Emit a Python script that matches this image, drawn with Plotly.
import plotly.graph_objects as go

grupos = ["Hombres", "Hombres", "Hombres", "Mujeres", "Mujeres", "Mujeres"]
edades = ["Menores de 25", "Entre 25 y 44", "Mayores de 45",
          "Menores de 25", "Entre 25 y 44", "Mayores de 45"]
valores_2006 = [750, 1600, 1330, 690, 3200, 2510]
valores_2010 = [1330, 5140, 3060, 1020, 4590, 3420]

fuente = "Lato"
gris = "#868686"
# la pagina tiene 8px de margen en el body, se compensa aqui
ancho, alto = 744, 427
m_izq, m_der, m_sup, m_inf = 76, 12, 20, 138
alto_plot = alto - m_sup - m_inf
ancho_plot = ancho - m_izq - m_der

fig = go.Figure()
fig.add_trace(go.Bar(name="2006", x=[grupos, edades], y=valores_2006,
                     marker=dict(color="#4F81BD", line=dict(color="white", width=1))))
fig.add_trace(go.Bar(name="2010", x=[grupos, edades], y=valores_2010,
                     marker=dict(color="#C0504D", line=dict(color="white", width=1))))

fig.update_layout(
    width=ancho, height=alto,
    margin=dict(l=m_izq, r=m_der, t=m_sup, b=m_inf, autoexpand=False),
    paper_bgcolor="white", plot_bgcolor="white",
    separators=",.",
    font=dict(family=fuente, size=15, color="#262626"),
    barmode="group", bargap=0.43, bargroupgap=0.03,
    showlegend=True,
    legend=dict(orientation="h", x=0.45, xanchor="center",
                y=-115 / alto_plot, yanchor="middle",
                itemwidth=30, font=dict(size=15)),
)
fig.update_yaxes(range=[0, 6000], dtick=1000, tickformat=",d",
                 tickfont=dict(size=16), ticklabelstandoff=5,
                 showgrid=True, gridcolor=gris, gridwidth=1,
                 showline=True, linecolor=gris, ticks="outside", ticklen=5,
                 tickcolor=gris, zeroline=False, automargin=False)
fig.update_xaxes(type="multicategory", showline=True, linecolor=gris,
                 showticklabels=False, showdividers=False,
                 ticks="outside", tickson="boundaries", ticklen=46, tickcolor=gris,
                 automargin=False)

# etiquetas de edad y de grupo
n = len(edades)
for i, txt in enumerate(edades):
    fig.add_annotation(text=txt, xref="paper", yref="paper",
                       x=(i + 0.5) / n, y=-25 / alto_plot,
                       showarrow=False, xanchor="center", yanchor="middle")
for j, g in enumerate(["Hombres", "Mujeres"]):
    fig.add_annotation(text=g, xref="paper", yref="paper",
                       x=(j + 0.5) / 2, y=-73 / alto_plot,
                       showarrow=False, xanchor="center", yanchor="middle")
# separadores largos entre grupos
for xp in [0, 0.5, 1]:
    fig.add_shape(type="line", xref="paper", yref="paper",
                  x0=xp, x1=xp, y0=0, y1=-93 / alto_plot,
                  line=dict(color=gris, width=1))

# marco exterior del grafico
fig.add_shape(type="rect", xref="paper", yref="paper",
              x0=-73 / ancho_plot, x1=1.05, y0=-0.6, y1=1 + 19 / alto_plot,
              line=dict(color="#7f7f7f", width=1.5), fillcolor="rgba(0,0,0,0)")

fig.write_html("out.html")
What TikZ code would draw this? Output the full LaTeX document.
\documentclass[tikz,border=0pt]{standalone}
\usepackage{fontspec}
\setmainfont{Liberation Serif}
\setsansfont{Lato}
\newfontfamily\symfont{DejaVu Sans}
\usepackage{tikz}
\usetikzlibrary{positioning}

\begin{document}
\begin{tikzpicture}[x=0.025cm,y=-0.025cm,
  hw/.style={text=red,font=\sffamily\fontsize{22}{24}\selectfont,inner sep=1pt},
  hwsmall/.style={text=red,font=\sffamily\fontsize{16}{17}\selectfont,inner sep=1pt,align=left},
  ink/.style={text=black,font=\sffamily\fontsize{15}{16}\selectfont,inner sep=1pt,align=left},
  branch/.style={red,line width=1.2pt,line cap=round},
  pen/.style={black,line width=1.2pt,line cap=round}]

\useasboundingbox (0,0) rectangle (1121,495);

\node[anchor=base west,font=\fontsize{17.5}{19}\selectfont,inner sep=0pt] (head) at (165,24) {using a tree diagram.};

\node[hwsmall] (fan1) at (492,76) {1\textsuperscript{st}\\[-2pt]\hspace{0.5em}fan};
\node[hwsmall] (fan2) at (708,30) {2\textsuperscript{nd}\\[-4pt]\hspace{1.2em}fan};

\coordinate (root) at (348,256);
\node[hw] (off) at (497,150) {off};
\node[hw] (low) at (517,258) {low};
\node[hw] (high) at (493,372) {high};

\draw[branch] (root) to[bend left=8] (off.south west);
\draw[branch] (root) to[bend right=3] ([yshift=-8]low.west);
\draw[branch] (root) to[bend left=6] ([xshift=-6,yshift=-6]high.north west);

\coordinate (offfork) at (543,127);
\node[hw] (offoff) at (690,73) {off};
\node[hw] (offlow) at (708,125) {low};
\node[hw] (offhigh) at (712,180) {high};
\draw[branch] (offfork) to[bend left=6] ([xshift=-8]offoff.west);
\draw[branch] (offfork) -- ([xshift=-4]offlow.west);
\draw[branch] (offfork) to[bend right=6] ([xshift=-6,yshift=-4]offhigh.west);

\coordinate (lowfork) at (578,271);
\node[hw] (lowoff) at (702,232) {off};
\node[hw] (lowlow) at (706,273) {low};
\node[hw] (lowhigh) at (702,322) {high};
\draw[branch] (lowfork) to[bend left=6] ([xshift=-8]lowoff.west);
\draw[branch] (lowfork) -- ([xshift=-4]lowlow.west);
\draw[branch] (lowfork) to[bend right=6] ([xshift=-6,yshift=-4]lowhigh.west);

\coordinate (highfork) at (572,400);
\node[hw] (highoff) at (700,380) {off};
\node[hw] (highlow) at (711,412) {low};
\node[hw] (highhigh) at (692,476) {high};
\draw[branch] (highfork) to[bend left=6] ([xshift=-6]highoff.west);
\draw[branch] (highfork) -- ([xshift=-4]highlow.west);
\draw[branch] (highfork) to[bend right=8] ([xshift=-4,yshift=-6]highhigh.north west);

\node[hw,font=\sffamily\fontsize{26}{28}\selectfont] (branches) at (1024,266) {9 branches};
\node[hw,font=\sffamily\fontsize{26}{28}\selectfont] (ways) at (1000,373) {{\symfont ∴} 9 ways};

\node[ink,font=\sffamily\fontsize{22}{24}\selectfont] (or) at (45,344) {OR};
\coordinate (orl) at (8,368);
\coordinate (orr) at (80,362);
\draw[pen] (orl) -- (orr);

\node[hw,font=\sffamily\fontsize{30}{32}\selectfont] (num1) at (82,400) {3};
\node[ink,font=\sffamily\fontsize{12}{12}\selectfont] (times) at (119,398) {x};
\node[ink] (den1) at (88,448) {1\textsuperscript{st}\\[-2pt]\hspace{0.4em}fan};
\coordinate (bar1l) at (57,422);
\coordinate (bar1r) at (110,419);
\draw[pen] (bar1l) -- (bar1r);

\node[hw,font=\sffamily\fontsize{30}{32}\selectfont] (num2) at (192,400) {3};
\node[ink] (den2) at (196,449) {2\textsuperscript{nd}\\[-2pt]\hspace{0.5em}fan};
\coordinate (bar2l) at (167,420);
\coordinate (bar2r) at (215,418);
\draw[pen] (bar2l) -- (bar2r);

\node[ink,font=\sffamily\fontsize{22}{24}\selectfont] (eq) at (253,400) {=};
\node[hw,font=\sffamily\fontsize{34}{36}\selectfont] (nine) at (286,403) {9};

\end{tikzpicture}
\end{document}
◆ ◆ ◆ ◆
● **GIVEN TASK**:
Return the entries above unchanged, starting at the first line and stopping after the line with "ancho_plot = ancho - m_izq - m_der".

● **TASK ANSWER**:
Emit a Python script that matches this image, drawn with Plotly.
import plotly.graph_objects as go

grupos = ["Hombres", "Hombres", "Hombres", "Mujeres", "Mujeres", "Mujeres"]
edades = ["Menores de 25", "Entre 25 y 44", "Mayores de 45",
          "Menores de 25", "Entre 25 y 44", "Mayores de 45"]
valores_2006 = [750, 1600, 1330, 690, 3200, 2510]
valores_2010 = [1330, 5140, 3060, 1020, 4590, 3420]

fuente = "Lato"
gris = "#868686"
# la pagina tiene 8px de margen en el body, se compensa aqui
ancho, alto = 744, 427
m_izq, m_der, m_sup, m_inf = 76, 12, 20, 138
alto_plot = alto - m_sup - m_inf
ancho_plot = ancho - m_izq - m_der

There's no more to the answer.